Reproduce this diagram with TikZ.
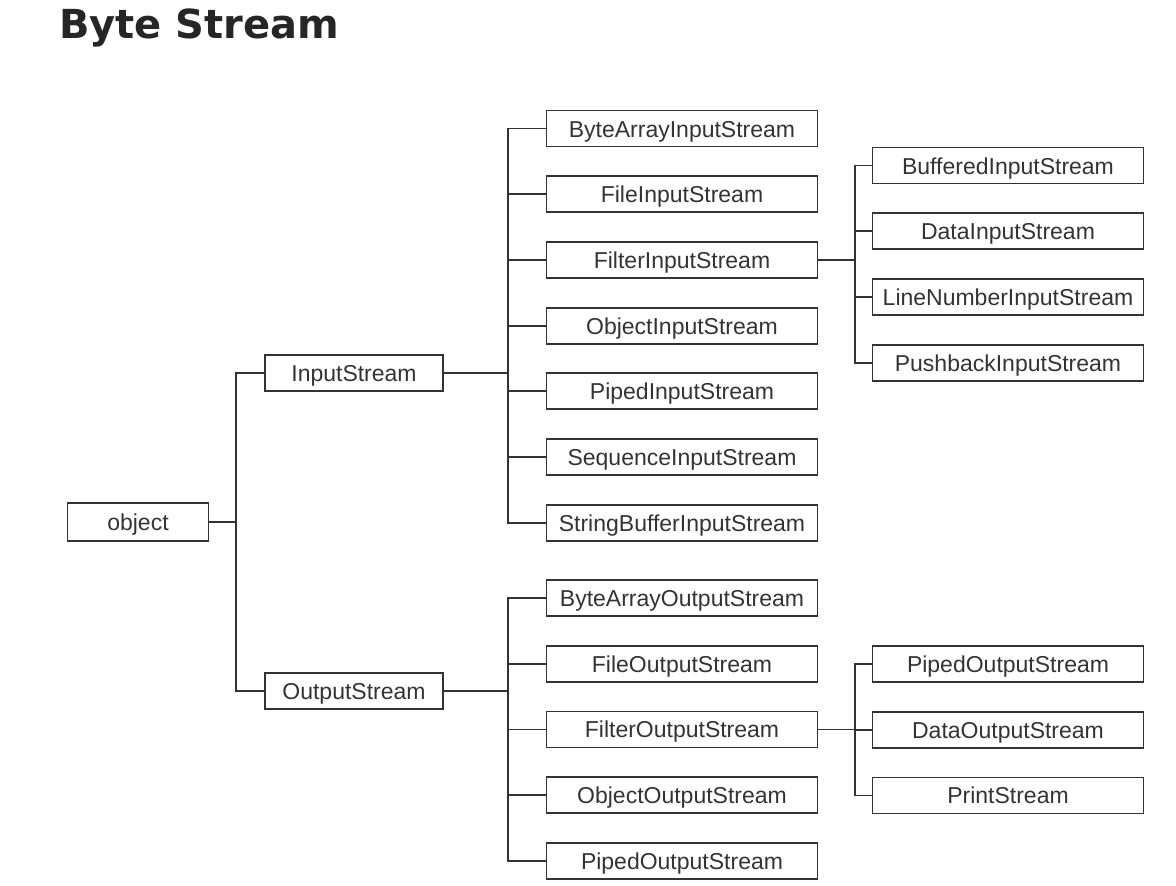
\documentclass[tikz,border=0pt]{standalone}
\usepackage{fontspec}
\setmainfont{Liberation Sans}
\newfontfamily\headfont{DejaVu Sans}
\begin{document}
\begin{tikzpicture}[x=1pt,y=-1pt,
  box/.style={draw=black!80,line width=1.8pt,inner sep=0pt,minimum height=36pt,text height=17pt,text depth=0pt,text=black!80,font=\fontsize{23}{23}\selectfont},
  link/.style={draw=black!80,line width=1.8pt}]
\useasboundingbox (0,0) rectangle (1176,886);
\node[anchor=base west,inner sep=0pt,text=black!85,font=\headfont\bfseries\fontsize{40}{40}\selectfont] (title) at (59,38) {Byte Stream};
\node[box,minimum width=141pt,minimum height=38pt] (obj) at (138,522) {object};
\node[box,minimum width=178pt] (is) at (354,373) {InputStream};
\node[box,minimum width=178pt] (os) at (354,691) {OutputStream};
\foreach \n [count=\i] in {ByteArrayInputStream,FileInputStream,FilterInputStream,ObjectInputStream,PipedInputStream,SequenceInputStream,StringBufferInputStream}
\node[box,minimum width=271pt] (in\i) at (682,{128.5+65.7*(\i-1)}) {\n};
\foreach \n [count=\i] in {ByteArrayOutputStream,FileOutputStream,FilterOutputStream,ObjectOutputStream,PipedOutputStream}
\node[box,minimum width=271pt] (out\i) at (682,{598+65.7*(\i-1)}) {\n};
\foreach \n [count=\i] in {BufferedInputStream,DataInputStream,LineNumberInputStream,PushbackInputStream}
\node[box,minimum width=271pt] (fin\i) at (1008,{165.5+65.7*(\i-1)}) {\n};
\foreach \n [count=\i] in {PipedOutputStream,DataOutputStream,PrintStream}
\node[box,minimum width=271pt] (fout\i) at (1008,{664+65.7*(\i-1)}) {\n};
\coordinate (ob) at (236,522);
\coordinate (ib) at (508,373);
\coordinate (obb) at (508,691);
\coordinate (fib) at (855,260);
\coordinate (fob) at (855,730);
\draw[link] (obj.east) -- (ob) (ob) |- (is.west) (ob) |- (os.west);
\draw[link] (is.east) -- (ib);
\foreach \i in {1,...,7}
\draw[link] (ib) |- (in\i.west);
\draw[link] (os.east) -- (obb);
\foreach \i in {1,...,5}
\draw[link] (obb) |- (out\i.west);
\draw[link] (in3.east) -- (fib |- in3.east);
\foreach \i in {1,...,4}
\draw[link] (fib |- in3.east) |- (fin\i.west);
\draw[link] (out3.east) -- (fob |- out3.east);
\foreach \i in {1,...,3}
\draw[link] (fob |- out3.east) |- (fout\i.west);
\end{tikzpicture}
\end{document}
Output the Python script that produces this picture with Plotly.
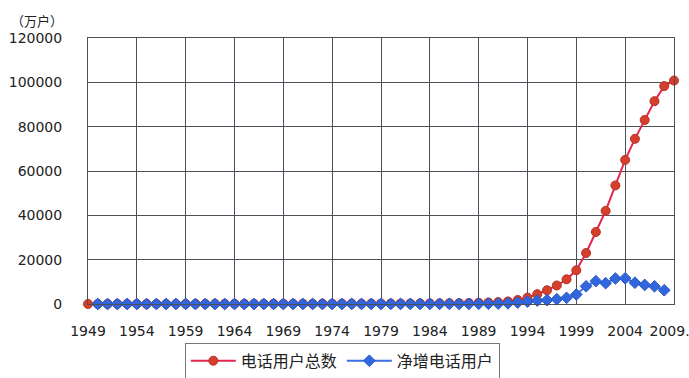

# # # #

WHAT YOU WILL DO =
Reproduce every line above as written, skipping pictures.

TASK OUTPUT =
Reproduce this diagram with TikZ.
\documentclass[tikz,border=0pt]{standalone}
\usepackage{fontspec}
\setmainfont{Liberation Sans}
\newfontfamily\headfont{DejaVu Sans}
\begin{document}
\begin{tikzpicture}[x=1pt,y=-1pt,
  box/.style={draw=black!80,line width=1.8pt,inner sep=0pt,minimum height=36pt,text height=17pt,text depth=0pt,text=black!80,font=\fontsize{23}{23}\selectfont},
  link/.style={draw=black!80,line width=1.8pt}]
\useasboundingbox (0,0) rectangle (1176,886);
\node[anchor=base west,inner sep=0pt,text=black!85,font=\headfont\bfseries\fontsize{40}{40}\selectfont] (title) at (59,38) {Byte Stream};
\node[box,minimum width=141pt,minimum height=38pt] (obj) at (138,522) {object};
\node[box,minimum width=178pt] (is) at (354,373) {InputStream};
\node[box,minimum width=178pt] (os) at (354,691) {OutputStream};
\foreach \n [count=\i] in {ByteArrayInputStream,FileInputStream,FilterInputStream,ObjectInputStream,PipedInputStream,SequenceInputStream,StringBufferInputStream}
\node[box,minimum width=271pt] (in\i) at (682,{128.5+65.7*(\i-1)}) {\n};
\foreach \n [count=\i] in {ByteArrayOutputStream,FileOutputStream,FilterOutputStream,ObjectOutputStream,PipedOutputStream}
\node[box,minimum width=271pt] (out\i) at (682,{598+65.7*(\i-1)}) {\n};
\foreach \n [count=\i] in {BufferedInputStream,DataInputStream,LineNumberInputStream,PushbackInputStream}
\node[box,minimum width=271pt] (fin\i) at (1008,{165.5+65.7*(\i-1)}) {\n};
\foreach \n [count=\i] in {PipedOutputStream,DataOutputStream,PrintStream}
\node[box,minimum width=271pt] (fout\i) at (1008,{664+65.7*(\i-1)}) {\n};
\coordinate (ob) at (236,522);
\coordinate (ib) at (508,373);
\coordinate (obb) at (508,691);
\coordinate (fib) at (855,260);
\coordinate (fob) at (855,730);
\draw[link] (obj.east) -- (ob) (ob) |- (is.west) (ob) |- (os.west);
\draw[link] (is.east) -- (ib);
\foreach \i in {1,...,7}
\draw[link] (ib) |- (in\i.west);
\draw[link] (os.east) -- (obb);
\foreach \i in {1,...,5}
\draw[link] (obb) |- (out\i.west);
\draw[link] (in3.east) -- (fib |- in3.east);
\foreach \i in {1,...,4}
\draw[link] (fib |- in3.east) |- (fin\i.west);
\draw[link] (out3.east) -- (fob |- out3.east);
\foreach \i in {1,...,3}
\draw[link] (fob |- out3.east) |- (fout\i.west);
\end{tikzpicture}
\end{document}
Output the Python script that produces this picture with Plotly.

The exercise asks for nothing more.